И опять принужден был согласиться с ней штаб-ротмистр.
— Я уверяю вас — зная меня хоть сколько-нибудь, Георгий Андреевич избрал бы себе другой предмет для поклонения. Ведь я не гожусь нисколько в дамы сердца молодого романтического воздыхателя!
— Отчего же, помилуйте? — удивился Гаранин.
— Да оттого хотя бы, что я принадлежу к натурам практического свойства, романтика чужда мне вовсе, общество наших дам сама я выношу с трудом и интересуюсь совсем другими предметами, нежели ваш поручик.
Мой папенька, которого вы знали, и кажется, любили, ждал все мальчика от их с маменькой брака. Мальчика не дал им Бог, маменька умерла, когда я была слишком мала, чтоб помнить ее…
Больше он уж не женился, и весь пыл любви своей устремил на меня. Я росла сорванцом, а он поощрял во мне вовсе не дамские качества: нанимал мне тех учителей, что нанимал бы сыну, развивал те склонности, что больше приличны были бы сильному полу.
Так и случилось, что в географии и математике я куда способнее, нежели в рукоделии, и философские трактаты читаю с большим увлечением, нежели любовные романы.

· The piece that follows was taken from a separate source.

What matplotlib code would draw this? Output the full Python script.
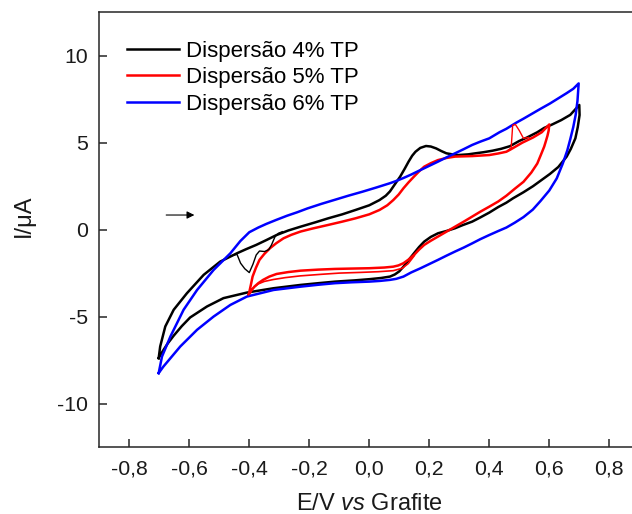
import matplotlib
matplotlib.use("Agg")
import matplotlib.pyplot as plt
from matplotlib.ticker import FixedLocator, FuncFormatter

plt.rcParams['font.family'] = ['Liberation Sans', 'DejaVu Sans']
plt.rcParams['mathtext.fontset'] = 'custom'
plt.rcParams['mathtext.it'] = 'Liberation Sans:italic'
plt.rcParams['mathtext.rm'] = 'Liberation Sans'

# ---- voltammograms: anodic (forward) and cathodic (reverse) branches ----
# Dispersao 4% TP
e4_fwd = [-0.702, -0.697, -0.68, -0.652, -0.608, -0.552, -0.497, -0.441, -0.41, -0.377,
          -0.343, -0.309, -0.27, -0.229, -0.18, -0.137, -0.09, -0.046, 0.0, 0.034,
          0.055, 0.069, 0.085, 0.103, 0.118, 0.131, 0.143, 0.154, 0.17, 0.189,
          0.205, 0.223, 0.24, 0.257, 0.28, 0.297, 0.33, 0.354, 0.38, 0.411,
          0.44, 0.469, 0.50, 0.526, 0.56, 0.583, 0.61, 0.64, 0.67, 0.70]
i4_fwd = [-7.39, -6.72, -5.57, -4.61, -3.66, -2.6, -1.84, -1.36, -1.12, -0.88,
          -0.6, -0.31, -0.05, 0.17, 0.42, 0.65, 0.88, 1.13, 1.4, 1.7,
          1.95, 2.2, 2.6, 3.05, 3.5, 3.91, 4.25, 4.48, 4.7, 4.81,
          4.78, 4.67, 4.52, 4.39, 4.32, 4.29, 4.33, 4.39, 4.45, 4.54,
          4.65, 4.8, 5.1, 5.3, 5.6, 5.85, 6.05, 6.3, 6.6, 7.17]
e4_rev = [0.70, 0.701, 0.695, 0.687, 0.672, 0.658, 0.63, 0.602, 0.574, 0.546,
          0.514, 0.479, 0.457, 0.43, 0.40, 0.37, 0.343, 0.31, 0.286, 0.257,
          0.229, 0.205, 0.183, 0.166, 0.149, 0.131, 0.114, 0.10, 0.085, 0.069,
          0.04, 0.0, -0.05, -0.114, -0.17, -0.229, -0.319, -0.408, -0.486, -0.541,
          -0.597, -0.625, -0.652, -0.672, -0.686, -0.697, -0.702]
i4_rev = [7.17, 6.59, 5.9, 5.25, 4.65, 4.2, 3.6, 3.2, 2.85, 2.5,
          2.15, 1.8, 1.55, 1.3, 0.98, 0.7, 0.46, 0.25, 0.08, -0.08,
          -0.21, -0.42, -0.69, -1.0, -1.36, -1.75, -2.13, -2.4, -2.58, -2.70,
          -2.78, -2.85, -2.92, -2.99, -3.08, -3.18, -3.37, -3.62, -3.94, -4.42,
          -5.05, -5.55, -6.1, -6.55, -6.92, -7.22, -7.39]
# first cycle of the 4% dispersion (reduction dip near -0.4 V)
e4_dip = [-0.46, -0.441, -0.429, -0.415, -0.40, -0.388, -0.377, -0.366, -0.349,
          -0.335, -0.326, -0.314, -0.303, -0.29]
i4_dip = [-1.5, -1.42, -1.93, -2.25, -2.47, -2.0, -1.46, -1.23, -1.26,
          -1.15, -0.88, -0.40, -0.21, -0.12]

# Dispersao 5% TP
e5_fwd = [-0.402, -0.395, -0.389, -0.378, -0.366, -0.35, -0.331, -0.31, -0.286, -0.26,
          -0.229, -0.19, -0.137, -0.09, -0.046, 0.0, 0.034, 0.06, 0.080, 0.098,
          0.114, 0.131, 0.149, 0.166, 0.183, 0.205, 0.229, 0.257, 0.286, 0.343,
          0.40, 0.43, 0.457, 0.47, 0.49, 0.51, 0.546, 0.575, 0.60]
i5_fwd = [-3.75, -3.2, -2.70, -2.2, -1.74, -1.4, -1.07, -0.78, -0.50, -0.3,
          -0.11, 0.06, 0.27, 0.46, 0.65, 0.88, 1.13, 1.4, 1.70, 2.02,
          2.38, 2.72, 3.05, 3.35, 3.62, 3.82, 4.0, 4.12, 4.2, 4.23,
          4.29, 4.38, 4.48, 4.6, 4.8, 5.0, 5.3, 5.6, 6.05]
e5_rev = [0.60, 0.598, 0.594, 0.588, 0.583, 0.572, 0.56, 0.54, 0.514, 0.485,
          0.457, 0.43, 0.40, 0.37, 0.343, 0.315, 0.286, 0.257, 0.229, 0.205,
          0.183, 0.166, 0.149, 0.131, 0.114, 0.097, 0.08, 0.05, 0.0, -0.06,
          -0.114, -0.17, -0.229, -0.27, -0.309, -0.333, -0.354, -0.37, -0.383, -0.393,
          -0.402]
i5_rev = [6.05, 5.7, 5.4, 5.05, 4.77, 4.3, 3.8, 3.28, 2.75, 2.35,
          1.95, 1.62, 1.32, 1.03, 0.75, 0.46, 0.17, -0.12, -0.40, -0.64,
          -0.88, -1.15, -1.46, -1.72, -1.93, -2.06, -2.13, -2.18, -2.22, -2.24,
          -2.26, -2.3, -2.36, -2.44, -2.55, -2.7, -2.89, -3.08, -3.28, -3.5,
          -3.75]
# later cycle of the 5% dispersion, cathodic plateau sits lower
e5_rev2 = [0.15, 0.13, 0.11, 0.08, 0.03, -0.03, -0.1, -0.16, -0.23, -0.28,
           -0.32, -0.35, -0.37, -0.39, -0.402]
i5_rev2 = [-1.5, -1.95, -2.22, -2.36, -2.42, -2.46, -2.5, -2.57, -2.66, -2.76,
           -2.87, -2.98, -3.12, -3.4, -3.75]
# oxidation spike in one cycle of the 5% dispersion
e5_spike = [0.462, 0.473, 0.478, 0.487, 0.50, 0.514, 0.53]
i5_spike = [4.55, 4.7, 6.0, 6.05, 5.7, 5.25, 5.3]

# Dispersao 6% TP
e6_fwd = [-0.702, -0.691, -0.663, -0.619, -0.574, -0.519, -0.463, -0.43, -0.40, -0.37,
          -0.343, -0.31, -0.274, -0.24, -0.206, -0.16, -0.114, -0.07, -0.023, 0.023,
          0.069, 0.09, 0.114, 0.14, 0.171, 0.2, 0.229, 0.257, 0.286, 0.315,
          0.343, 0.37, 0.40, 0.434, 0.457, 0.49, 0.514, 0.546, 0.571, 0.602,
          0.63, 0.658, 0.68, 0.698]
i6_fwd = [-8.25, -7.3, -6.15, -4.61, -3.47, -2.32, -1.36, -0.66, -0.15, 0.12,
          0.33, 0.56, 0.8, 1.0, 1.22, 1.48, 1.72, 1.95, 2.18, 2.42,
          2.67, 2.8, 2.97, 3.17, 3.43, 3.67, 3.91, 4.15, 4.39, 4.63,
          4.87, 5.06, 5.25, 5.6, 5.8, 6.15, 6.38, 6.7, 6.95, 7.25,
          7.55, 7.85, 8.1, 8.41]
e6_rev = [0.698, 0.694, 0.688, 0.68, 0.67, 0.66, 0.645, 0.625, 0.60, 0.571,
          0.545, 0.514, 0.485, 0.457, 0.43, 0.40, 0.37, 0.343, 0.315, 0.286,
          0.257, 0.229, 0.2, 0.171, 0.14, 0.114, 0.09, 0.069, 0.035, 0.0,
          -0.06, -0.114, -0.17, -0.229, -0.319, -0.408, -0.463, -0.519, -0.574, -0.63,
          -0.686, -0.702]
i6_rev = [8.41, 7.4, 6.6, 5.9, 5.2, 4.55, 3.8, 2.95, 2.25, 1.65,
          1.15, 0.72, 0.4, 0.12, -0.08, -0.31, -0.55, -0.79, -1.03, -1.26,
          -1.5, -1.74, -1.98, -2.22, -2.46, -2.70, -2.83, -2.89, -2.95, -2.99,
          -3.03, -3.08, -3.17, -3.28, -3.47, -3.85, -4.33, -5.0, -5.76, -6.72,
          -7.87, -8.25]

labels = ['Dispersão 4% TP', 'Dispersão 5% TP', 'Dispersão 6% TP']
colors = ['#000000', '#ff0000', '#0000ff']

# scan direction arrow
arrow_e = [-0.677, -0.583]
arrow_i = [0.84, 0.84]

xticks = [-0.8, -0.6, -0.4, -0.2, 0.0, 0.2, 0.4, 0.6, 0.8]
yticks = [-10, -5, 0, 5, 10]

fig = plt.figure(figsize=(6.32, 5.14), dpi=100)
ax = fig.add_axes([0.1571, 0.1304, 0.8544, 0.8457])

lw = 1.8
loops = [(e4_fwd + e4_rev, i4_fwd + i4_rev),
         (e5_fwd + e5_rev, i5_fwd + i5_rev),
         (e6_fwd + e6_rev, i6_fwd + i6_rev)]
for (e, i), c, lab in zip(loops, colors, labels):
    ax.plot(e, i, color=c, lw=lw, label=lab, solid_joinstyle='round')
ax.plot(e5_rev2, i5_rev2, color=colors[1], lw=1.2)
ax.plot(e4_dip, i4_dip, color=colors[0], lw=1.0)
ax.plot(e5_spike, i5_spike, color=colors[1], lw=1.0)

ax.annotate('', xy=(arrow_e[1], arrow_i[1]), xytext=(arrow_e[0], arrow_i[0]),
            arrowprops=dict(arrowstyle='-|>', color='black', lw=0.8,
                            mutation_scale=11, shrinkA=0, shrinkB=0))

ax.set_xlim(-0.9, 0.9)
ax.set_ylim(-12.5, 12.5)
ax.xaxis.set_major_locator(FixedLocator(xticks))
ax.yaxis.set_major_locator(FixedLocator(yticks))
ax.xaxis.set_major_formatter(FuncFormatter(lambda v, p: f"{v:.1f}".replace('.', ',')))
ax.yaxis.set_major_formatter(FuncFormatter(lambda v, p: f"{v:.0f}"))
ax.tick_params(axis='both', direction='in', length=6, width=1.1, color='#262626',
               labelsize=15.3, labelcolor='#1a1a1a')
ax.tick_params(axis='x', pad=9)
ax.tick_params(axis='y', pad=8)
ax.spines['right'].set_visible(False)
for s in ['left', 'bottom', 'top']:
    ax.spines[s].set_linewidth(1.1)
    ax.spines[s].set_color('#262626')

ax.set_xlabel(r'E/V $\mathit{vs}$ Grafite', fontsize=17, color='#1a1a1a')
ax.set_ylabel('I/\u03bcA', fontsize=17, color='#1a1a1a')
ax.xaxis.set_label_coords(0.5, -0.105)
ax.yaxis.set_label_coords(-0.12, 0.532)

ax.legend(loc='upper left', bbox_to_anchor=(0.2014, 0.921), bbox_transform=fig.transFigure,
          frameon=False, fontsize=16, handlelength=2.34, handletextpad=0.29,
          labelspacing=0.25, borderpad=0, borderaxespad=0)

fig.savefig('out.png', dpi=100)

Когда пришла я в девический возраст, явилась к нам незамужняя сестра покойной матушки и нашла меня, недурно палящую из револьвера вместо вышивания. Тут пришла она в ужас, да уж поздно было исправлять мои наклонности. Она привила мне приличные в обществе манеры, однако отнять у меня то, что уж было вложено, осталось ей не под силу.
Граф, я вовсе не хочу меняться, вовсе не хочу томно вздыхать при луне и лить слезы над стансами — изображать особу, в которую на самом деле влюблен ваш поручик. Я — не она, он находится в заблуждении, и развеять это заблуждение — вот верное лекарство, что поможет лучше всяких прочих!
Гаранин не был в том уверен, однако спорить не стал. Решено было, что они станут заходить к ней по-дружески, не дожидаясь приемных дней, непременно вдвоем: таким было ее условие, чтоб избежать двусмысленного положения наедине с воздыхателем. И тут — таков был план баронессы — разглядев поближе настоящую натуру ее, поймет поручик, что образ, взлелеянный им в мечтах, столь далек от реальности, что обернет свое внимание на другой, более приличный его чувствам предмет. Гаранин не то чтобы разделял ее убежденность, но возражать не решился и обещался бывать у нее с поручиком запросто, как если бы были они родня.